En 1925, Pierre Louÿs, aveugle ou presque, drogué, vieillard à 55 ans, meurt après quelques années abominables passées en compagnie de sa seconde épouse qui le trompait avec son secrétaire et du pillage systématique de sa bibliothèque effectué par les deux larrons. De la plus belle collection privée européenne de l'époque, il ne reste déjà que des miettes. Dans des moments de rare lucidité, avec un fusain et un bout de papier, Louÿs décrira son sentiment dans les magnifiques "Derniers vers" que toute anthologie respectable se doit de posséder.

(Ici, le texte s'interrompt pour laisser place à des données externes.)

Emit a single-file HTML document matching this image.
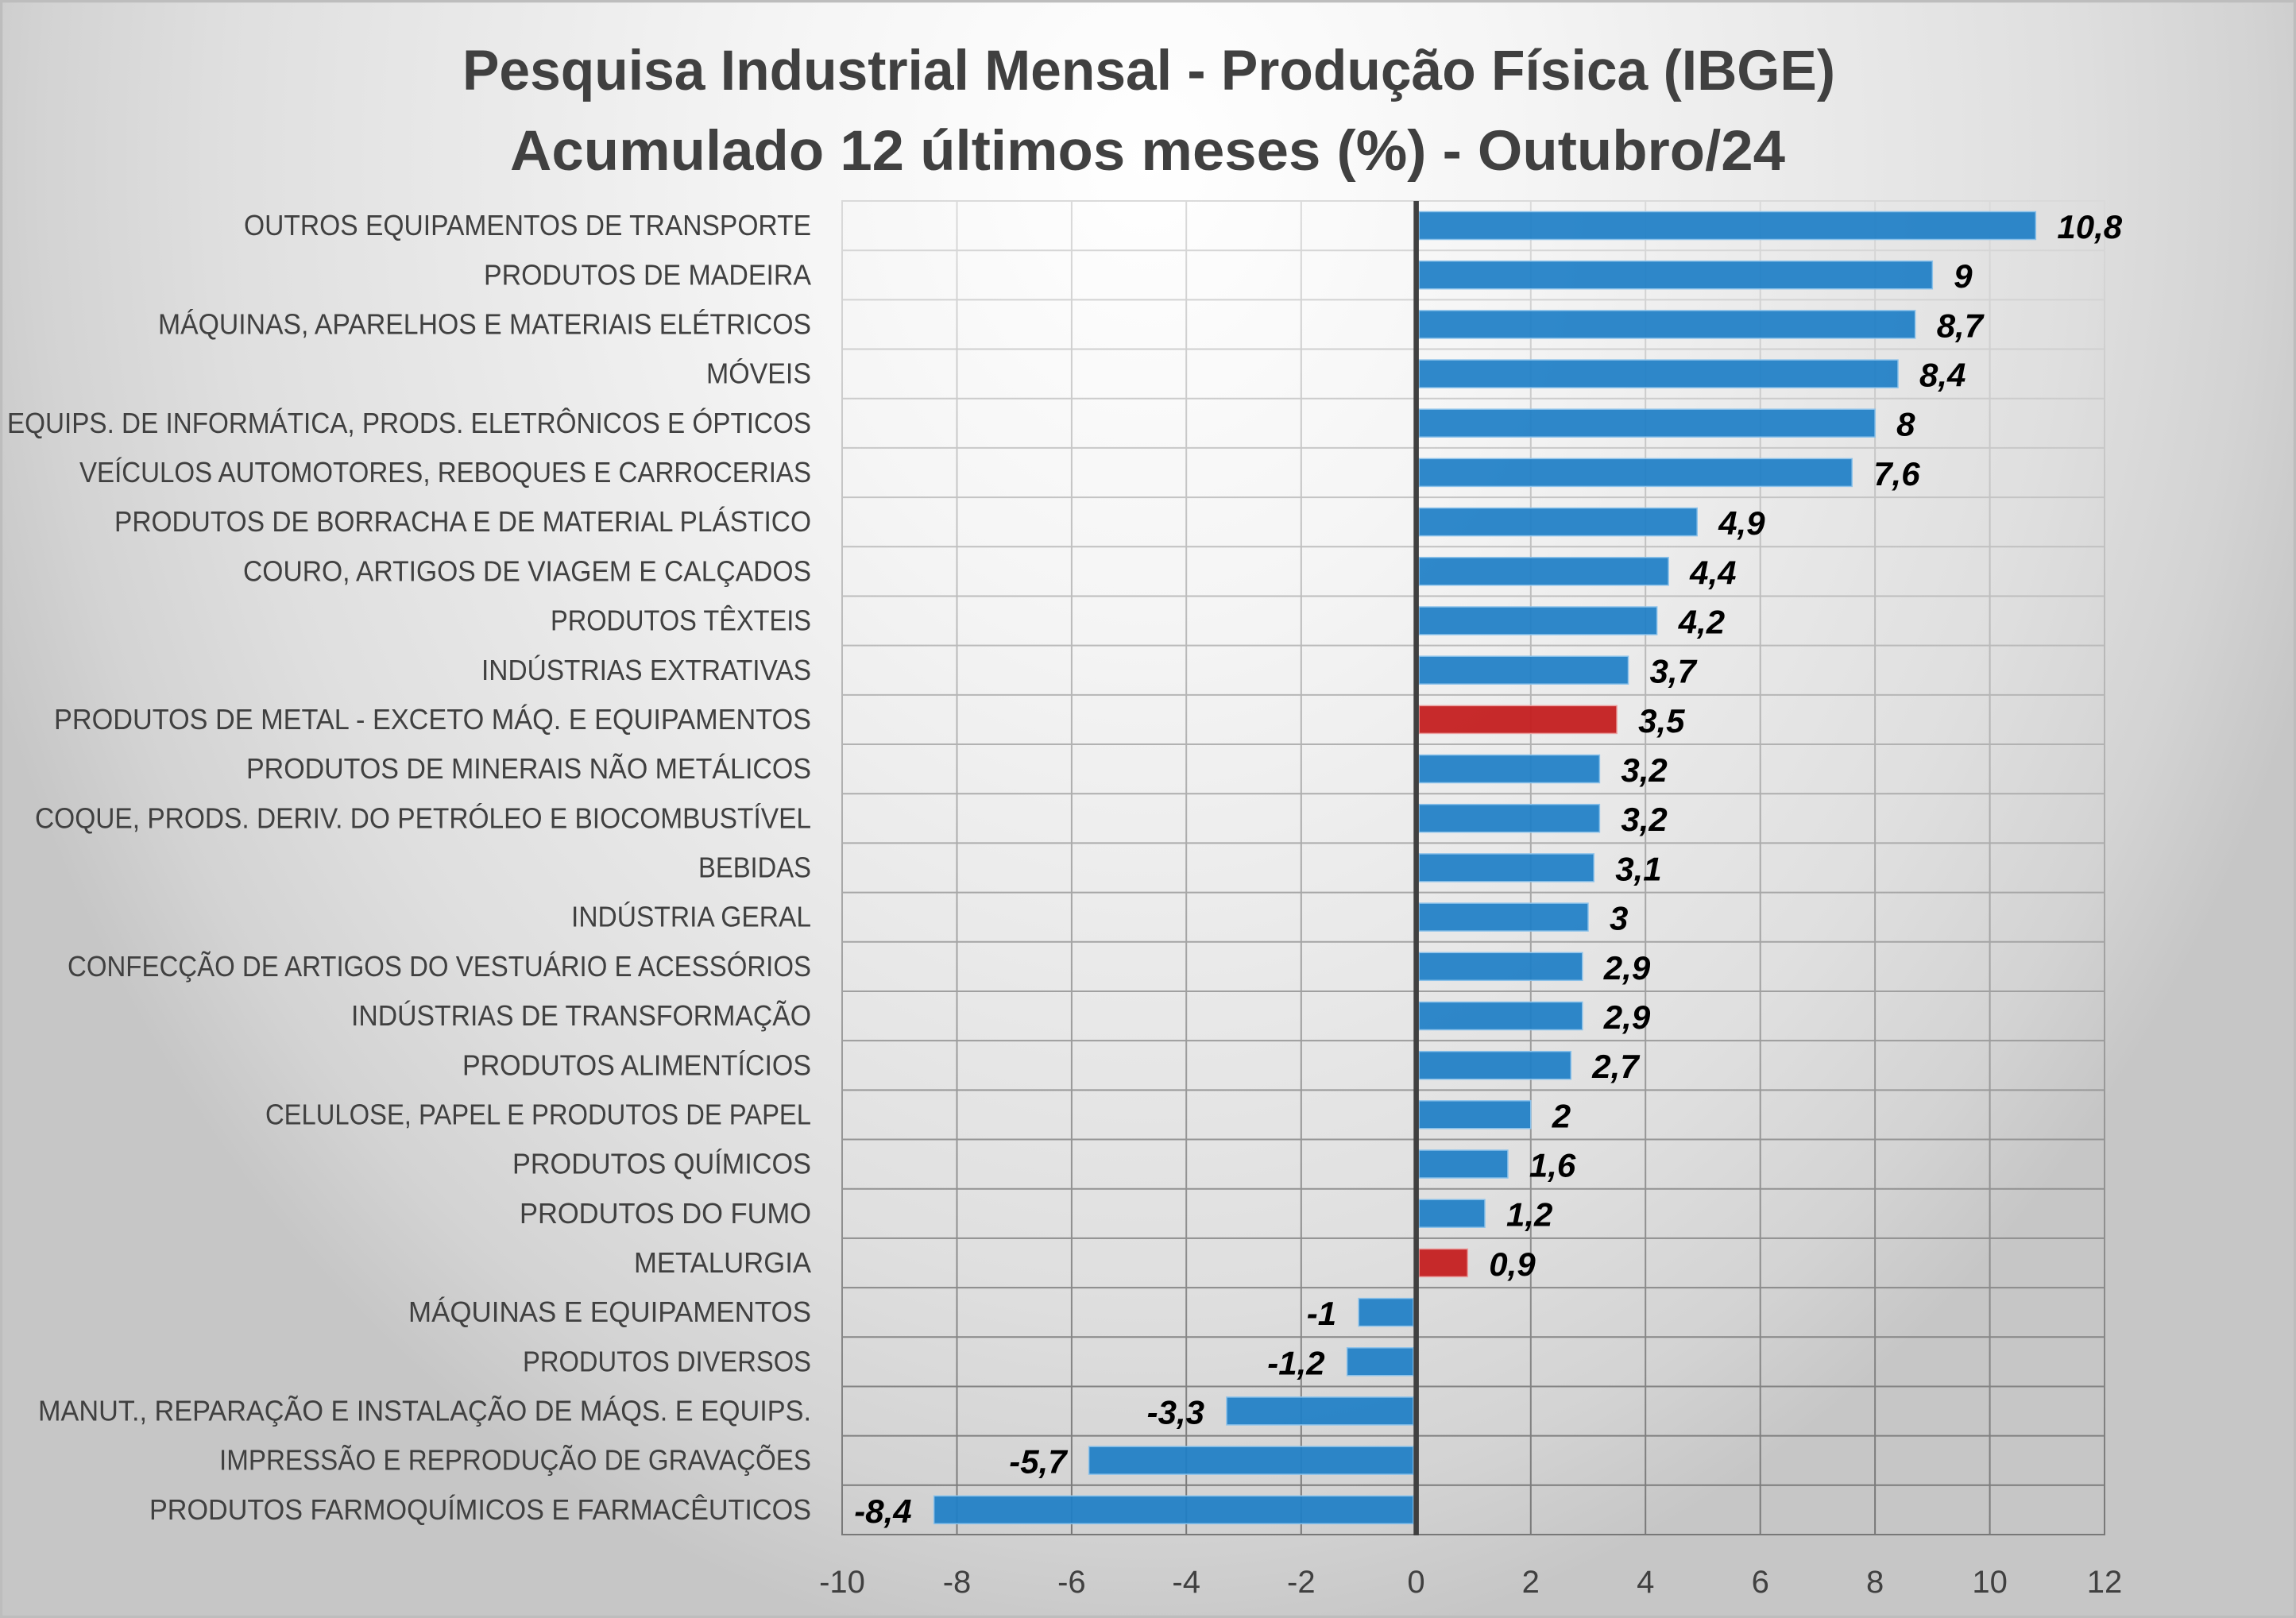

Enfin débarrassés du Maître, les pourceaux cherchent de nouvelles façons de trouver de l'argent frais, et pour cela, ils vendent au tout venant la montagne de manuscrits inédits emmagasinés depuis son plus jeune âge.
Car, si Louÿs répugnait à publier, il ne cessa jamais d'écrire. Projets de romans, vers, études, recherches sur la science littéraire, enquêtes sur des énigmes bibliophiles, et bien sûr, son péché mignon, oeuvres libertines de toutes sortes. (Sans oublier sur le sujet son immense apport à l'art photographique).
Cette oeuvre gigantesque se perdit en grande partie, fut détruite parfois, mais un ensemble conséquent parvint entre les mains d'un libraire qui se chargea de refiler à quelques éditeurs clandestins les oeuvres les plus achevées. Ainsi, le "Manuel de civilité pour les petites filles à l'usage des maison d'éducation" et "Trois Filles de leur mère" sortiront dès l'année suivante, pour le plus grand bonheur des amateurs.
Hélas, le plus gros de l'oeuvre de toute une vie reste aujourd'hui introuvable. Le "Manuel de Gomorrhe" est une des traces inachevées témoignant du travail gigantesque de ce génial cerveau.
Le Manuel est un livre encyclopédique en projet qui se veut l'analyse la plus complète possible de la socratisation féminine.
Le sommaire est des plus édifiant. Après le chapitre Anatomie, physiologie était prévue une très instructive partie historique, de l'Orient Antique à nos jours qui ne sera jamais écrite. La troisième partie, ethnographique, promettait elle aussi beaucoup, las, seules quelques sous-parties de la partie parisienne furent ébauchées, mais qui n'a pas rêvé un jour de ce que Louÿs aurait pu faire d'un tel projet !
Heureusement pour le lecteur, les deux parties suivantes sont bien moins lacunaires : Portraits de femmes sodomites et surtout, les causes déterminantes de la sodomie féminine permettront à chacun de se reconnaître ici où là, voire de glaner quelques précieuses informations. Par exemple, cent causes sont ici répertoriées au sein de sept mobiles principaux. Essayez donc de retrouver les cent, là, comme ça, sans tricher... Vous voyez bien que vous pouvez encore apprendre quelque chose !
Les derniers chapitres, concernant les âges et quelques conseils de conclusions ne furent pas entamés. Il reste tout de même de nombreuses notes écrites par l'auteurs sur divers chapitres, comme Les Treize moyens de séduction, par exemple, dont chacun saura faire le meilleur profit.
L'ensemble de cinquante pages est un assemblage de plan, de bouts de textes (toujours merveilleusement écrits), de notes, de titres et autres choses improbables qui se lisent néanmoins comme un roman, sauf qu'en plus, on apprend des trucs. Voici un exemple parmi des centaines : "Le procédé le plus parfait semble être de coiffer le gland avec une peau de pêche retournée, qui favorise le passage du membre dans le sphincter sans laisser après lui aux parois l'enduit trop glissant de la vaseline". Il suffisait d'y penser...
Une partie d'une quinzaine de pages suit souvent ce Manuel. Plus sobrement appelée "Enculées", il s'agit tout simplement d'une liste de description de personnes s'étant essayées avec lui à cette pratique. Un prénom, un lieu, parfois une date, une demi-page bien troussée, et nous passons à la suivante, comme dans un journal intime un peu original.
A noter que dans l'édition la plus courante, celle de La Musardine, l'ensemble est suivi par "L'île aux dames", sorte de pendant pornographique des "Aventures du Roi Pausole", toute en utopie gaillarde et chantonnante, hélas inachevée elle aussi. Mais bon, vu que vous l'avez tous dans l'édition précédente, l'île, j'en parlerai plus longuement un autre jour, sous la fiche idoine.